Le souci d'efficacité a toujours animé le commandement militaire et particulièrement en temps de guerre, où il se satisfait cependant mal d'un décompte précis des moyens mis en œuvre. En temps de paix, les moyens fournis aux armées sont comptés. Si le système du budget de fonctionnement ne permet pas d'effectuer des économies sur l'enveloppe financière globale, il permet par contre de mieux apprécier l'importance, la réalité et l'urgence des besoins, tout en assurant une grande souplesse dans l'emploi des moyens. Au souci de l'efficacité opérationnelle, qui doit demeurer la principale préoccupation du commandement, vient s'ajouter désormais le souci du bon usage économique des crédits.
En conclusion, on peut affirmer que le système des budgets de fonctionnement a déjà marqué fortement de son impact les armées. Généralement apprécié de ses utilisateurs, il deviendra certes un instrument plus efficace dans un proche avenir, mais d'ores et déjà, il permet une plus grande souplesse d'emploi des moyens et réalise une plus grande harmonie entre les impératifs de l'action et les moyens nécessaires, une adaptation plus étroite des moyens aux contraintes et un choix plus facile et mieux fondé entre les actions que permettent des moyens forcément limités.

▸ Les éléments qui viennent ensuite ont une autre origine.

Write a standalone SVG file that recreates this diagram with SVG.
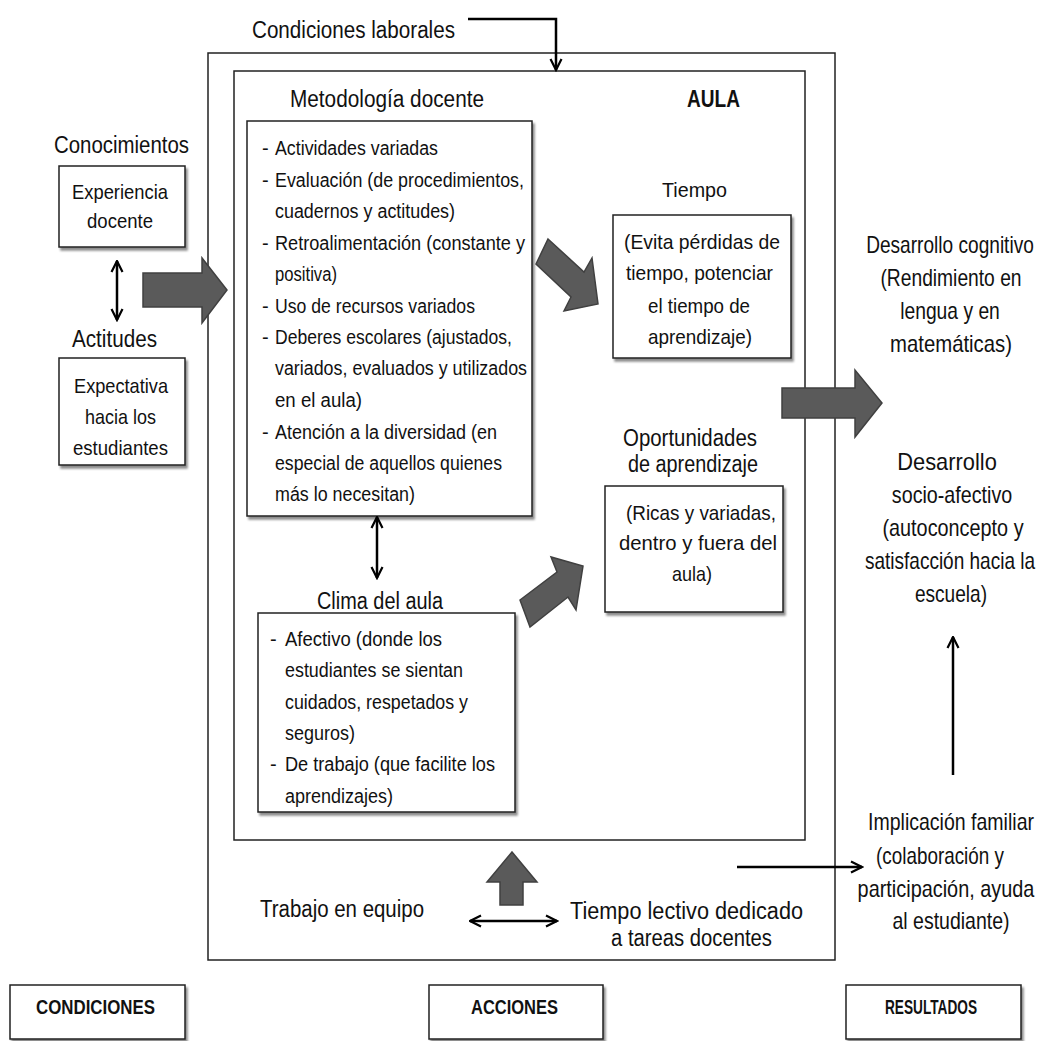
<svg xmlns="http://www.w3.org/2000/svg" width="1042" height="1041" viewBox="0 0 1042 1041">
  <defs>
    <style>
      text { font-family: "Liberation Sans", Arial, sans-serif; fill: #111; }
      .hd { font-size: 23px; }
      .tx { font-size: 20px; }
      .bx { font-size: 21px; }
      .rc { font-size: 23px; text-anchor: middle; }
      .bold { font-weight: bold; }
      .frame { fill: #fff; stroke: #222; stroke-width: 1.5; }
      .box { fill: #fff; stroke: #222; stroke-width: 1.5; filter: url(#sh); }
      .blk { fill: #5a5a5a; stroke: #404040; stroke-width: 1.5; stroke-linejoin: miter; }
      .ln { fill: none; stroke: #000; stroke-width: 2.5; }
    </style>
    <filter id="sh" x="-10%" y="-10%" width="125%" height="130%">
      <feDropShadow dx="2" dy="3" stdDeviation="1.3" flood-color="#000" flood-opacity="0.45"/>
    </filter>
    <marker id="open" viewBox="0 0 14 14" refX="12.5" refY="7" markerWidth="14" markerHeight="14" markerUnits="userSpaceOnUse" orient="auto-start-reverse">
      <path d="M1.5,1.5 L12.5,7 L1.5,12.5" fill="none" stroke="#000" stroke-width="2.2"/>
    </marker>
  </defs>

  <rect width="1042" height="1041" fill="#fff"/>

  <!-- outer frame: teacher actions -->
  <g id="acciones-frame">
    <rect class="frame" x="208" y="53" width="627" height="907"/>
  </g>

  <!-- classroom frame -->
  <g id="aula">
    <rect class="frame" x="234" y="71" width="571" height="769"/>
    <text class="hd bold" x="687" y="107" textLength="53" lengthAdjust="spacingAndGlyphs">AULA</text>
  </g>

  <g id="condiciones-laborales">
    <text class="hd" x="252" y="38" font-size="24" textLength="203" lengthAdjust="spacingAndGlyphs">Condiciones laborales</text>
  </g>

  <g id="conocimientos">
    <text class="hd" x="54" y="153" textLength="135" lengthAdjust="spacingAndGlyphs">Conocimientos</text>
    <rect class="box" x="59" y="166" width="126" height="81"/>
    <text class="bx" x="72" y="199" font-size="22" textLength="96" lengthAdjust="spacingAndGlyphs">Experiencia</text>
    <text class="bx" x="87" y="228" font-size="22" textLength="66" lengthAdjust="spacingAndGlyphs">docente</text>
  </g>

  <g id="actitudes">
    <text class="hd" x="72" y="347" textLength="85" lengthAdjust="spacingAndGlyphs">Actitudes</text>
    <rect class="box" x="59" y="358" width="126" height="107"/>
    <text class="bx" x="74" y="393" font-size="22" textLength="94" lengthAdjust="spacingAndGlyphs">Expectativa</text>
    <text class="bx" x="85" y="424" font-size="22" textLength="71" lengthAdjust="spacingAndGlyphs">hacia los</text>
    <text class="bx" x="73" y="455" font-size="22" textLength="95" lengthAdjust="spacingAndGlyphs">estudiantes</text>
  </g>

  <g id="metodologia">
    <text class="hd" x="290" y="107" textLength="194" lengthAdjust="spacingAndGlyphs">Metodología docente</text>
    <rect class="box" x="247" y="121" width="285" height="395"/>
    <g class="tx">
      <text x="262" y="155">-</text><text x="275" y="155" textLength="163" lengthAdjust="spacingAndGlyphs">Actividades variadas</text>
      <text x="262" y="187">-</text><text x="275" y="187" textLength="249" lengthAdjust="spacingAndGlyphs">Evaluación (de procedimientos,</text>
      <text x="275" y="218" textLength="180" lengthAdjust="spacingAndGlyphs">cuadernos y actitudes)</text>
      <text x="262" y="250">-</text><text x="275" y="250" textLength="250" lengthAdjust="spacingAndGlyphs">Retroalimentación (constante y</text>
      <text x="275" y="281" textLength="62" lengthAdjust="spacingAndGlyphs">positiva)</text>
      <text x="262" y="313">-</text><text x="275" y="313" textLength="200" lengthAdjust="spacingAndGlyphs">Uso de recursos variados</text>
      <text x="262" y="344">-</text><text x="275" y="344" textLength="237" lengthAdjust="spacingAndGlyphs">Deberes escolares (ajustados,</text>
      <text x="275" y="375" textLength="252" lengthAdjust="spacingAndGlyphs">variados, evaluados y utilizados</text>
      <text x="275" y="407" textLength="87" lengthAdjust="spacingAndGlyphs">en el aula)</text>
      <text x="262" y="439">-</text><text x="275" y="439" textLength="222" lengthAdjust="spacingAndGlyphs">Atención a la diversidad (en</text>
      <text x="275" y="470" textLength="227" lengthAdjust="spacingAndGlyphs">especial de aquellos quienes</text>
      <text x="275" y="501" textLength="140" lengthAdjust="spacingAndGlyphs">más lo necesitan)</text>
    </g>
  </g>

  <g id="tiempo">
    <text class="bx" x="662" y="197" font-size="23" textLength="65" lengthAdjust="spacingAndGlyphs">Tiempo</text>
    <rect class="box" x="613" y="215" width="178" height="143"/>
    <text class="bx" x="624" y="249" textLength="156" lengthAdjust="spacingAndGlyphs">(Evita pérdidas de</text>
    <text class="bx" x="626" y="280" textLength="147" lengthAdjust="spacingAndGlyphs">tiempo, potenciar</text>
    <text class="bx" x="648" y="313" textLength="102" lengthAdjust="spacingAndGlyphs">el tiempo de</text>
    <text class="bx" x="648" y="344" textLength="104" lengthAdjust="spacingAndGlyphs">aprendizaje)</text>
  </g>

  <g id="oportunidades">
    <text class="hd" x="623" y="446" textLength="134" lengthAdjust="spacingAndGlyphs">Oportunidades</text>
    <text class="hd" x="628" y="472" textLength="130" lengthAdjust="spacingAndGlyphs">de aprendizaje</text>
    <rect class="box" x="605" y="486" width="178" height="126"/>
    <text class="bx" x="626" y="520" textLength="150" lengthAdjust="spacingAndGlyphs">(Ricas y variadas,</text>
    <text class="bx" x="619" y="550" textLength="158" lengthAdjust="spacingAndGlyphs">dentro y fuera del</text>
    <text class="bx" x="672" y="581" textLength="40" lengthAdjust="spacingAndGlyphs">aula)</text>
  </g>

  <g id="clima">
    <text class="hd" x="317" y="609" textLength="126" lengthAdjust="spacingAndGlyphs">Clima del aula</text>
    <rect class="box" x="258" y="613" width="257" height="199"/>
    <g class="tx">
      <text x="270" y="646">-</text><text x="285" y="646" textLength="157" lengthAdjust="spacingAndGlyphs">Afectivo (donde los</text>
      <text x="285" y="677" textLength="178" lengthAdjust="spacingAndGlyphs">estudiantes se sientan</text>
      <text x="285" y="709" textLength="183" lengthAdjust="spacingAndGlyphs">cuidados, respetados y</text>
      <text x="285" y="740" textLength="70" lengthAdjust="spacingAndGlyphs">seguros)</text>
      <text x="270" y="771">-</text><text x="285" y="771" textLength="210" lengthAdjust="spacingAndGlyphs">De trabajo (que facilite los</text>
      <text x="285" y="803" textLength="108" lengthAdjust="spacingAndGlyphs">aprendizajes)</text>
    </g>
  </g>

  <g id="trabajo-equipo">
    <text class="hd" x="260" y="917" textLength="164" lengthAdjust="spacingAndGlyphs">Trabajo en equipo</text>
  </g>

  <g id="tiempo-lectivo">
    <text class="hd" x="570" y="919" textLength="233" lengthAdjust="spacingAndGlyphs">Tiempo lectivo dedicado</text>
    <text class="hd" x="611" y="946" textLength="161" lengthAdjust="spacingAndGlyphs">a tareas docentes</text>
  </g>

  <!-- right column: narrow lettering via horizontal scale -->
  <g id="desarrollo-cognitivo">
    <text class="rc" transform="translate(950,253) scale(0.83,1)" textLength="202" lengthAdjust="spacingAndGlyphs">Desarrollo cognitivo</text>
    <text class="rc" transform="translate(951,286) scale(0.83,1)" textLength="170" lengthAdjust="spacingAndGlyphs">(Rendimiento en</text>
    <text class="rc" transform="translate(950,319) scale(0.83,1)" textLength="120" lengthAdjust="spacingAndGlyphs">lengua y en</text>
    <text class="rc" transform="translate(951,352) scale(0.83,1)" textLength="147" lengthAdjust="spacingAndGlyphs">matemáticas)</text>
  </g>

  <g id="desarrollo-socioafectivo">
    <text class="rc" transform="translate(947,470) scale(0.83,1)" textLength="120" lengthAdjust="spacingAndGlyphs">Desarrollo</text>
    <text class="rc" transform="translate(952,503) scale(0.83,1)" textLength="145" lengthAdjust="spacingAndGlyphs">socio-afectivo</text>
    <text class="rc" transform="translate(953,536) scale(0.83,1)" textLength="170" lengthAdjust="spacingAndGlyphs">(autoconcepto y</text>
    <text class="rc" transform="translate(950,569) scale(0.83,1)" textLength="205" lengthAdjust="spacingAndGlyphs">satisfacción hacia la</text>
    <text class="rc" transform="translate(951,602) scale(0.83,1)" textLength="87" lengthAdjust="spacingAndGlyphs">escuela)</text>
  </g>

  <g id="implicacion-familiar">
    <text class="rc" transform="translate(951,830) scale(0.83,1)" textLength="200" lengthAdjust="spacingAndGlyphs">Implicación familiar</text>
    <text class="rc" transform="translate(940,864) scale(0.83,1)" textLength="154" lengthAdjust="spacingAndGlyphs">(colaboración y</text>
    <text class="rc" transform="translate(946,897) scale(0.83,1)" textLength="213" lengthAdjust="spacingAndGlyphs">participación, ayuda</text>
    <text class="rc" transform="translate(951,929) scale(0.83,1)" textLength="141" lengthAdjust="spacingAndGlyphs">al estudiante)</text>
  </g>

  <g id="label-condiciones">
    <rect class="box" x="10" y="985" width="175" height="54"/>
    <text class="bold" font-size="20" x="36" y="1014" textLength="119" lengthAdjust="spacingAndGlyphs">CONDICIONES</text>
  </g>
  <g id="label-acciones">
    <rect class="box" x="429" y="985" width="174" height="54"/>
    <text class="bold" font-size="20" x="471" y="1014" textLength="87" lengthAdjust="spacingAndGlyphs">ACCIONES</text>
  </g>
  <g id="label-resultados">
    <rect class="box" x="846" y="985" width="175" height="54"/>
    <text class="bold" font-size="20" x="885" y="1014" textLength="92" lengthAdjust="spacingAndGlyphs">RESULTADOS</text>
  </g>

  <!-- connectors -->
  <g id="connectors">
    <!-- thin line arrows -->
    <path class="ln" d="M468,19 H556 V70" marker-end="url(#open)"/>
    <path class="ln" d="M117,261 V320" marker-start="url(#open)" marker-end="url(#open)"/>
    <path class="ln" d="M377,517 V578" marker-start="url(#open)" marker-end="url(#open)"/>
    <path class="ln" d="M470,921 H557" marker-start="url(#open)" marker-end="url(#open)"/>
    <path class="ln" d="M737,867 H862" marker-end="url(#open)"/>
    <path class="ln" d="M953,775 V637" marker-end="url(#open)"/>

    <!-- block arrows -->
    <polygon class="blk" points="143,273 202,273 202,258 227,290 202,323 202,307 143,307"/>
    <polygon class="blk" points="548,239 584,272 592,258 598,304 564,311 571,297 536,264"/>
    <polygon class="blk" points="520,600 557,572 551,557 583,566 576,610 568,597 530,627"/>
    <polygon class="blk" points="782,388 855,388 855,370 882,403 855,437 855,418 782,418"/>
    <polygon class="blk" points="512,852 537,882 523,882 523,905 500,905 500,882 487,882"/>
  </g>
</svg>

(En 2015, la base de défense est la principale formation administrative de la Défense à l’échelle locale. Les moyens de soutien des formations (bases aériennes) ont été mutualisés et confiés au groupement de soutien de la BdD (GSBdD). L’efficacité du service repose donc directement sur la qualité du dialogue engagé par les formations soutenues avec leur GSBdD.
Celui-ci assure l’administration générale et le soutien commun (auparavant exercés par chaque formation) :
- Achats, Finances, Comptabilité (budget de fonctionnement courant, comptabilité générale, moyens généraux, etc.)
- Administration du personnel (actes administratifs, ressources humaines, etc.)
- Soutien vie (hébergement, alimentation, loisirs, habillement, etc.)
- Soutien commun (transport, entretien des locaux, moyens commun d’instruction, service général et sécurité, etc.)